■ Exercise objective
Transcribe the records below exactly as they appear, omitting any pictures.
:::::
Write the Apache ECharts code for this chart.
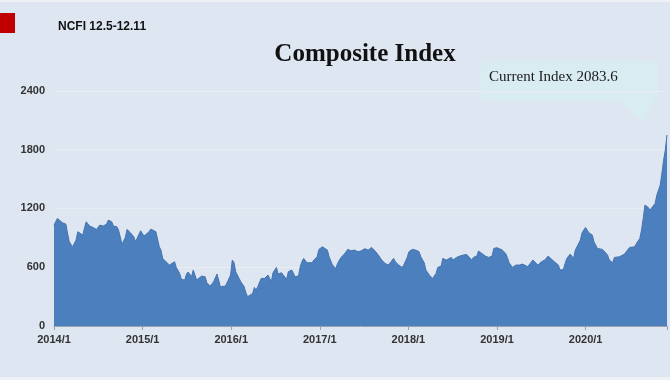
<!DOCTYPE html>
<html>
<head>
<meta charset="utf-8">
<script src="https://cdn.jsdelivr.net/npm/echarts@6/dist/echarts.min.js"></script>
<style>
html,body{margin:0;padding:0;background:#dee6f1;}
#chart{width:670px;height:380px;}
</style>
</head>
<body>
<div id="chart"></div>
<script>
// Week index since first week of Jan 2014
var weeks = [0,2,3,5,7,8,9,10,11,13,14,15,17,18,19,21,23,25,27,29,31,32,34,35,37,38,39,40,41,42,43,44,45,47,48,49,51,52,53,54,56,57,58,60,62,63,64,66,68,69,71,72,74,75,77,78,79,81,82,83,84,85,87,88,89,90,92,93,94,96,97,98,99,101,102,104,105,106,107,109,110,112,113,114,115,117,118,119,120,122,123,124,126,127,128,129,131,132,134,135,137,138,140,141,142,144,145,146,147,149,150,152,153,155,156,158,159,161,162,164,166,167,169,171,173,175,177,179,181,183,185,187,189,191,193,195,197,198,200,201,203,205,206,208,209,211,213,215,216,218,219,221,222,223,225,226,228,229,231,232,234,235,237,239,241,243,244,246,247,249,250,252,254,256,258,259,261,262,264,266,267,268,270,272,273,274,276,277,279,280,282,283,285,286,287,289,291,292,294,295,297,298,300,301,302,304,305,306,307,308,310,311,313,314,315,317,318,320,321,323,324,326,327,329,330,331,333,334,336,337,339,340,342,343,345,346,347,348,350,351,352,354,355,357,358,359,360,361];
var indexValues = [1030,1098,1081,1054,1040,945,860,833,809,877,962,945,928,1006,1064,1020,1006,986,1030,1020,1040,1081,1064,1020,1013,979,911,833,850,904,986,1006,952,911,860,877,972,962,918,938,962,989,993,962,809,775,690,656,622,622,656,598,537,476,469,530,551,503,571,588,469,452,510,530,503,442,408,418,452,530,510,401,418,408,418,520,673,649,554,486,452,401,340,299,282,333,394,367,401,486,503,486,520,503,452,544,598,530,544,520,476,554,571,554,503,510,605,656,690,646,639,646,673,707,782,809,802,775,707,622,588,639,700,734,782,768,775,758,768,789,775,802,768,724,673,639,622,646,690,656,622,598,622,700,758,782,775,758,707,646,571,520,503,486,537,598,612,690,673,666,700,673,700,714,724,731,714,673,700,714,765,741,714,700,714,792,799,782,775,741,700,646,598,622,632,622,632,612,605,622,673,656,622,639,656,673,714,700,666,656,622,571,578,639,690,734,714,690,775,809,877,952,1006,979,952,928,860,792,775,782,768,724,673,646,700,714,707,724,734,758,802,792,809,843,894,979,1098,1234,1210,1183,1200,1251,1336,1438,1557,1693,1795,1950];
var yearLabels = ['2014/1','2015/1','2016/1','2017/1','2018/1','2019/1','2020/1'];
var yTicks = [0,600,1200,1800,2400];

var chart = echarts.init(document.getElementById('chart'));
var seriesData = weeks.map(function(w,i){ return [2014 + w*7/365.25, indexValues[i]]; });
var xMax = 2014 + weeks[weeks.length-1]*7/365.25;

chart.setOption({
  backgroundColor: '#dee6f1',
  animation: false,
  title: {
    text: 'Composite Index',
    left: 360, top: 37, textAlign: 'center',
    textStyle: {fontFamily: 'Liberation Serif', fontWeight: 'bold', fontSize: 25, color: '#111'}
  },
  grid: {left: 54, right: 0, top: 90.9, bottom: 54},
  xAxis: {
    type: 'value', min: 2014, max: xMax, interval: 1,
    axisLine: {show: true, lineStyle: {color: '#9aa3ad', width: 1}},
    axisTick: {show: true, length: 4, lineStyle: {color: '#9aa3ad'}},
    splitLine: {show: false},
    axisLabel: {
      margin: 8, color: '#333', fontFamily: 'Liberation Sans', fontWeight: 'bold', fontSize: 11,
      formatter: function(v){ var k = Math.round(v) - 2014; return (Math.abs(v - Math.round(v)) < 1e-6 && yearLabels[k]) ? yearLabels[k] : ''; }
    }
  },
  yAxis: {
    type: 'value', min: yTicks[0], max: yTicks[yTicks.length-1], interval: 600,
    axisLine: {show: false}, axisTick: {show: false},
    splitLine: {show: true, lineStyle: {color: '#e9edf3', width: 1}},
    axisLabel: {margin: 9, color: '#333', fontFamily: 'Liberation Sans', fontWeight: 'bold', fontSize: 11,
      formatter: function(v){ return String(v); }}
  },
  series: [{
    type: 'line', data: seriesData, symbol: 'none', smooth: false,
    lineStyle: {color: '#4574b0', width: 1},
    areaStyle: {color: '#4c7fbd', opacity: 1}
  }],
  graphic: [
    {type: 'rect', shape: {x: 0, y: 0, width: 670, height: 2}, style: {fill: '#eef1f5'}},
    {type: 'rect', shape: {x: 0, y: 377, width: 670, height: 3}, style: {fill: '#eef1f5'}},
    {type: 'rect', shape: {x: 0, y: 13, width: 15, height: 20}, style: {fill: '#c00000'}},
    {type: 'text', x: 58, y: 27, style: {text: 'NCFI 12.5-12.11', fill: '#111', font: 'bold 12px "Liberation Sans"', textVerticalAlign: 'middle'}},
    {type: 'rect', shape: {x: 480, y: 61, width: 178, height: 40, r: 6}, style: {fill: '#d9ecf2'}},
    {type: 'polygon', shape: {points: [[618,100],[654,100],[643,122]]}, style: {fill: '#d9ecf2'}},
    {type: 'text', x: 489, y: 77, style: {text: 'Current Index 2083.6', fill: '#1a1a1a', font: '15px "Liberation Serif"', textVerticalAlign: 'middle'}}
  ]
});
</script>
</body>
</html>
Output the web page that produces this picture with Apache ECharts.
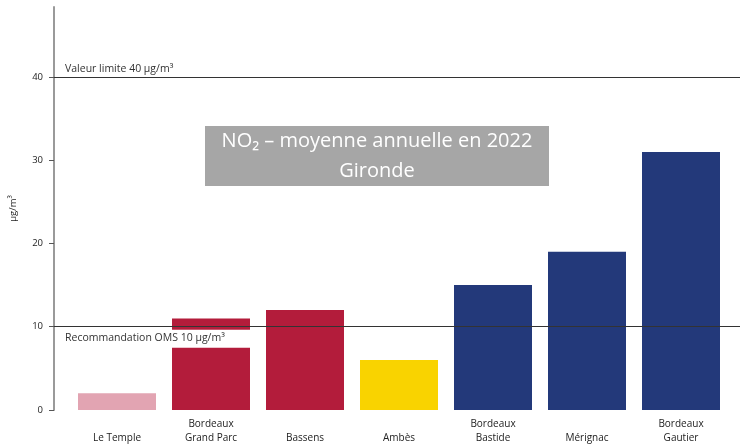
:::::
■ Result
Write the Apache ECharts code for this chart.
<!DOCTYPE html>
<html>
<head>
<meta charset="utf-8">
<script src="https://cdn.jsdelivr.net/npm/echarts@6/dist/echarts.min.js"></script>
<style>
html,body{margin:0;padding:0;background:#dee6f1;}
#chart{width:670px;height:380px;}
</style>
</head>
<body>
<div id="chart"></div>
<script>
// Week index since first week of Jan 2014
var weeks = [0,2,3,5,7,8,9,10,11,13,14,15,17,18,19,21,23,25,27,29,31,32,34,35,37,38,39,40,41,42,43,44,45,47,48,49,51,52,53,54,56,57,58,60,62,63,64,66,68,69,71,72,74,75,77,78,79,81,82,83,84,85,87,88,89,90,92,93,94,96,97,98,99,101,102,104,105,106,107,109,110,112,113,114,115,117,118,119,120,122,123,124,126,127,128,129,131,132,134,135,137,138,140,141,142,144,145,146,147,149,150,152,153,155,156,158,159,161,162,164,166,167,169,171,173,175,177,179,181,183,185,187,189,191,193,195,197,198,200,201,203,205,206,208,209,211,213,215,216,218,219,221,222,223,225,226,228,229,231,232,234,235,237,239,241,243,244,246,247,249,250,252,254,256,258,259,261,262,264,266,267,268,270,272,273,274,276,277,279,280,282,283,285,286,287,289,291,292,294,295,297,298,300,301,302,304,305,306,307,308,310,311,313,314,315,317,318,320,321,323,324,326,327,329,330,331,333,334,336,337,339,340,342,343,345,346,347,348,350,351,352,354,355,357,358,359,360,361];
var indexValues = [1030,1098,1081,1054,1040,945,860,833,809,877,962,945,928,1006,1064,1020,1006,986,1030,1020,1040,1081,1064,1020,1013,979,911,833,850,904,986,1006,952,911,860,877,972,962,918,938,962,989,993,962,809,775,690,656,622,622,656,598,537,476,469,530,551,503,571,588,469,452,510,530,503,442,408,418,452,530,510,401,418,408,418,520,673,649,554,486,452,401,340,299,282,333,394,367,401,486,503,486,520,503,452,544,598,530,544,520,476,554,571,554,503,510,605,656,690,646,639,646,673,707,782,809,802,775,707,622,588,639,700,734,782,768,775,758,768,789,775,802,768,724,673,639,622,646,690,656,622,598,622,700,758,782,775,758,707,646,571,520,503,486,537,598,612,690,673,666,700,673,700,714,724,731,714,673,700,714,765,741,714,700,714,792,799,782,775,741,700,646,598,622,632,622,632,612,605,622,673,656,622,639,656,673,714,700,666,656,622,571,578,639,690,734,714,690,775,809,877,952,1006,979,952,928,860,792,775,782,768,724,673,646,700,714,707,724,734,758,802,792,809,843,894,979,1098,1234,1210,1183,1200,1251,1336,1438,1557,1693,1795,1950];
var yearLabels = ['2014/1','2015/1','2016/1','2017/1','2018/1','2019/1','2020/1'];
var yTicks = [0,600,1200,1800,2400];

var chart = echarts.init(document.getElementById('chart'));
var seriesData = weeks.map(function(w,i){ return [2014 + w*7/365.25, indexValues[i]]; });
var xMax = 2014 + weeks[weeks.length-1]*7/365.25;

chart.setOption({
  backgroundColor: '#dee6f1',
  animation: false,
  title: {
    text: 'Composite Index',
    left: 360, top: 37, textAlign: 'center',
    textStyle: {fontFamily: 'Liberation Serif', fontWeight: 'bold', fontSize: 25, color: '#111'}
  },
  grid: {left: 54, right: 0, top: 90.9, bottom: 54},
  xAxis: {
    type: 'value', min: 2014, max: xMax, interval: 1,
    axisLine: {show: true, lineStyle: {color: '#9aa3ad', width: 1}},
    axisTick: {show: true, length: 4, lineStyle: {color: '#9aa3ad'}},
    splitLine: {show: false},
    axisLabel: {
      margin: 8, color: '#333', fontFamily: 'Liberation Sans', fontWeight: 'bold', fontSize: 11,
      formatter: function(v){ var k = Math.round(v) - 2014; return (Math.abs(v - Math.round(v)) < 1e-6 && yearLabels[k]) ? yearLabels[k] : ''; }
    }
  },
  yAxis: {
    type: 'value', min: yTicks[0], max: yTicks[yTicks.length-1], interval: 600,
    axisLine: {show: false}, axisTick: {show: false},
    splitLine: {show: true, lineStyle: {color: '#e9edf3', width: 1}},
    axisLabel: {margin: 9, color: '#333', fontFamily: 'Liberation Sans', fontWeight: 'bold', fontSize: 11,
      formatter: function(v){ return String(v); }}
  },
  series: [{
    type: 'line', data: seriesData, symbol: 'none', smooth: false,
    lineStyle: {color: '#4574b0', width: 1},
    areaStyle: {color: '#4c7fbd', opacity: 1}
  }],
  graphic: [
    {type: 'rect', shape: {x: 0, y: 0, width: 670, height: 2}, style: {fill: '#eef1f5'}},
    {type: 'rect', shape: {x: 0, y: 377, width: 670, height: 3}, style: {fill: '#eef1f5'}},
    {type: 'rect', shape: {x: 0, y: 13, width: 15, height: 20}, style: {fill: '#c00000'}},
    {type: 'text', x: 58, y: 27, style: {text: 'NCFI 12.5-12.11', fill: '#111', font: 'bold 12px "Liberation Sans"', textVerticalAlign: 'middle'}},
    {type: 'rect', shape: {x: 480, y: 61, width: 178, height: 40, r: 6}, style: {fill: '#d9ecf2'}},
    {type: 'polygon', shape: {points: [[618,100],[654,100],[643,122]]}, style: {fill: '#d9ecf2'}},
    {type: 'text', x: 489, y: 77, style: {text: 'Current Index 2083.6', fill: '#1a1a1a', font: '15px "Liberation Serif"', textVerticalAlign: 'middle'}}
  ]
});
</script>
</body>
</html>
Output the web page that produces this picture with Apache ECharts.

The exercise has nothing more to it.